Parallel

A parallel node provides so-called pseudo-parallelism. It ticks all children sequentially but in one tick. Therefore, regardless of the result that current child returns the node proceeds to the next one. The node returns success if all children return success and failure if at least one child returns failure and running otherwise.

In the language, it is defined with the keyword parallel and has the following syntax:

impl store(key:string, value:string); // store a string value to a key in blackboard 

root main {
    parallel {
        store("a","1") // first tick ticks but waits the result 
        store("b","2") // this node will be ticked in the same tick
    }
}

Common behaviour

In general, it has resemblance to sequence node but with a few differences:

  • When it gets the first tick it switches to state running
  • When a child returns success it proceeds to the next one and ticks it
    • if this is a final child, it returns success
  • If a child returns running, the node proceeds to the next one and ticks it
    • after that the node returns running as well
  • If a child returns failure, the node proceeds to the next one and ticks it
    • after that the node returns failure as well
  • When a node is restarted, the process starts from the beginning

Intention

Often, it is used to run two independent (often async) actions

root main sequence {
        clean_current_room() // async impl that immidiately returns running  
        prepare_next_room()  // can be sync impl that returns success or failure
}

Peculiarities

Since the actions are kicked off in the pseudo-parallel manner, it needs to be aware of the following peculiarities:

  • The order of children is not important.
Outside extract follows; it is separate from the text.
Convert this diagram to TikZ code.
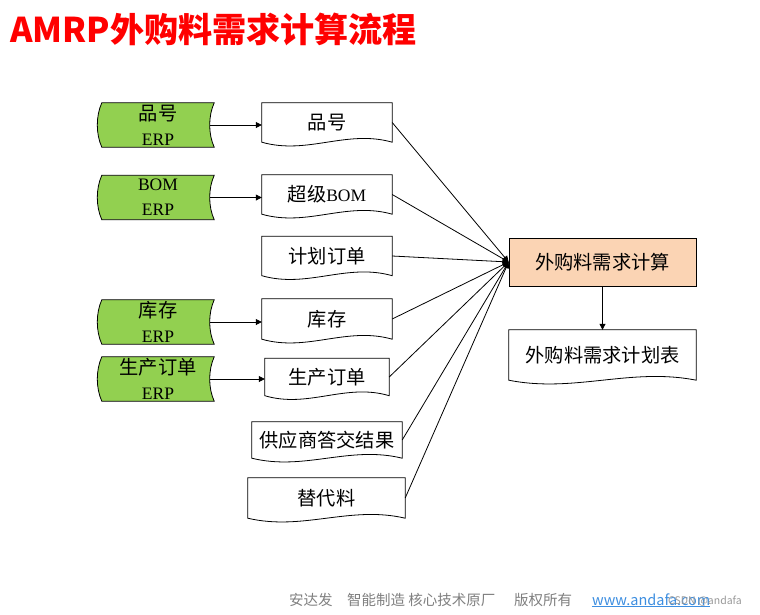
\documentclass[tikz,border=0pt]{standalone}
\usepackage{fontspec}
\setmainfont{Liberation Serif}
\newfontfamily\cjk[Scale=1.1]{Noto Sans CJK SC}
\newfontfamily\footfont{Noto Sans CJK SC}
\usetikzlibrary{calc,arrows.meta,backgrounds}
\definecolor{tapegreen}{HTML}{92D050}
\definecolor{calcpeach}{HTML}{FBD4B4}
\definecolor{footgray}{HTML}{7F7F7F}
\definecolor{linkblue}{HTML}{3D8EE0}
\newcommand{\docshape}[1]% node name
{(#1.north west) -- (#1.north east) -- (#1.south east)
 .. controls ($(#1.south east)!0.35!(#1.south west)+(0,-13)$) and ($(#1.south east)!0.65!(#1.south west)+(0,13)$) .. (#1.south west) -- cycle
}
\newcommand{\tapeshape}[1]% node name
{(#1.north west) -- (#1.north east)
 .. controls ($(#1.north east)!0.3!(#1.south east)+(-6,0)$) and ($(#1.north east)!0.7!(#1.south east)+(-6,0)$) .. (#1.south east)
 -- (#1.south west)
 .. controls ($(#1.south west)!0.3!(#1.north west)+(-6,0)$) and ($(#1.south west)!0.7!(#1.north west)+(-6,0)$) .. (#1.north west) -- cycle
}

\begin{document}
\begin{tikzpicture}[x=1pt,y=-1pt,
  every node/.style={inner sep=0pt},
  tape/.style={minimum width=112pt,minimum height=44pt,align=center,font=\fontsize{17.5}{25}\selectfont},
  doc/.style={minimum height=39pt,font=\fontsize{17.5}{20}\selectfont},
  link/.style={line width=0.8pt,-{Triangle[length=6pt,width=6pt]}},
  shapeline/.style={line width=0.8pt}]
  \useasboundingbox (0,0) rectangle (760,614);
  \node[anchor=west,text=red,font=\cjk\bfseries\fontsize{31}{32}\selectfont] (title) at (10,29) {AMRP外购料需求计算流程};

  \node[tape] (g1) at (158,125) {{\cjk 品号}\\ERP};
  \node[tape] (g2) at (158,197.5) {BOM\\ERP};
  \node[tape] (g3) at (158,322) {{\cjk 库存}\\ERP};
  \node[tape] (g4) at (158,379) {{\cjk 生产订单}\\ERP};

  \node[doc,minimum width=130pt] (d1) at (327,122.5) {\cjk 品号};
  \node[doc,minimum width=130pt] (d2) at (327,194.5) {{\cjk 超级}BOM};
  \node[doc,minimum width=130pt] (d3) at (327,256) {\cjk 计划订单};
  \node[doc,minimum width=130pt,minimum height=40pt] (d4) at (327,319) {\cjk 库存};
  \node[doc,minimum width=124pt,minimum height=37pt] (d5) at (327,377) {\cjk 生产订单};
  \node[doc,minimum width=150pt,minimum height=36pt] (d6) at (327,440) {\cjk 供应商答交结果};
  \node[doc,minimum width=157pt,minimum height=40pt] (d7) at (326.5,498) {\cjk 替代料};

  \node[doc,draw,fill=calcpeach,line width=0.8pt,minimum width=187pt,minimum height=48pt] (amrp) at (602.5,262) {\cjk 外购料需求计算};
  \node[doc,minimum width=187pt,minimum height=50pt] (plan) at (602.5,355) {\cjk 外购料需求计划表};

  \begin{pgfonlayer}{background}
    \filldraw[shapeline,fill=tapegreen] \tapeshape{g1};
    \filldraw[shapeline,fill=tapegreen] \tapeshape{g2};
    \filldraw[shapeline,fill=tapegreen] \tapeshape{g3};
    \filldraw[shapeline,fill=tapegreen] \tapeshape{g4};
    \filldraw[shapeline,fill=white] \docshape{d1};
    \filldraw[shapeline,fill=white] \docshape{d2};
    \filldraw[shapeline,fill=white] \docshape{d3};
    \filldraw[shapeline,fill=white] \docshape{d4};
    \filldraw[shapeline,fill=white] \docshape{d5};
    \filldraw[shapeline,fill=white] \docshape{d6};
    \filldraw[shapeline,fill=white] \docshape{d7};
    \filldraw[shapeline,fill=white] \docshape{plan};
  \end{pgfonlayer}

  \draw[link,shorten <=-4.5pt] (g1.east) -- (g1.east -| d1.west);
  \draw[link,shorten <=-4.5pt] (g2.east) -- (g2.east -| d2.west);
  \draw[link,shorten <=-4.5pt] (g3.east) -- (g3.east -| d4.west);
  \draw[link,shorten <=-4.5pt] (g4.east) -- (g4.east -| d5.west);

  \draw[link] (d1.east) -- (amrp.west);
  \draw[link] (d2.east) -- (amrp.west);
  \draw[link] (d3.east) -- (amrp.west);
  \draw[link] (d4.east) -- (amrp.west);
  \draw[link] (d5.east) -- (amrp.west);
  \draw[link] (d6.east) -- (amrp.west);
  \draw[link] (d7.east) -- (amrp.west);
  \draw[link] (amrp.south) -- (plan.north);

  \node[anchor=base west,text=footgray,font=\footfont\fontsize{14.5}{15}\selectfont] (foot1) at (289,605) {安达发};
  \node[anchor=base west,text=footgray,font=\footfont\fontsize{14.5}{15}\selectfont] (foot2) at (347,605) {智能制造 核心技术原厂};
  \node[anchor=base west,text=footgray,font=\footfont\fontsize{14.5}{15}\selectfont] (foot3) at (514,605) {版权所有};
  \node[anchor=base west,text=linkblue,font=\footfont\fontsize{14.5}{15}\selectfont] (web) at (592,605) {\underline{www.andafa.com}};
  \node[anchor=base west,text=footgray!80,font=\footfont\fontsize{10.5}{11}\selectfont] (mark) at (668,604) {CSDN @andafa};
\end{tikzpicture}
\end{document}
All children will be ticked in the same tick.
  • The node does wait for the result of all children.
  • If a child returns running the node will return running as well.
  • If a child returns failure or success but another child returns running the node will return running as well.
    • The next tick the finished nodes will be skipped and the node will tick the running node.

The parallel node is not reactive, which means the finished(success or failure) nodes will be skipped in the next tick.